La figura di Locke, con la sua difesa dell’empirismo, rappresenta l’altra grande alternativa dei pensiero seicentesco: da una parte il razionalismo di Descartes (Cartesio, per chi non l’avesse capito, che intendeva la ragione come una tecnica che procede in modo autonomo e geometricamente, cioè utilizzando solo le idee chiare e distinte in un ordine rigoroso), e dall’altra, appunto, la filosofia di Locke e dei pensatori a lui successivi quali Hume e Berkeley. Eppure l’empirismo non voleva negare l’importanza della ragione.
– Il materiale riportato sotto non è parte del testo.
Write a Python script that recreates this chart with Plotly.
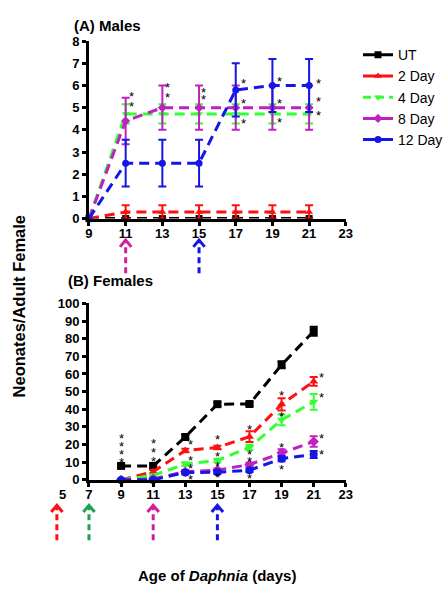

Esso sostiene invece che la ragione ha dei poteri, i quali sono però limitati dall’esperienza, intesa, quest’ultima, come la fonte e l’origine del processo conoscitivo, ed anche come il criterio di verità o lo strumento di certificazione delle tesi proposte dall’intelletto, che risultano valide solo se suscettibili di un controllo empirico.


Il capolavoro di Locke, il Saggio sull’intelletto umano (1690), è un esame approfondito delle possibilità conoscitive dell’uomo, ribadendo che la gnoseologia (= teoria della conoscenza) è la parte più importante della filosofia, come è ormai chiaro da Descartes in poi.L’opera si apre con una critica dell’innatismo, cioè contro la concezione che esistano nella nostra mente principi o idee presenti in noi fin dalla nascita.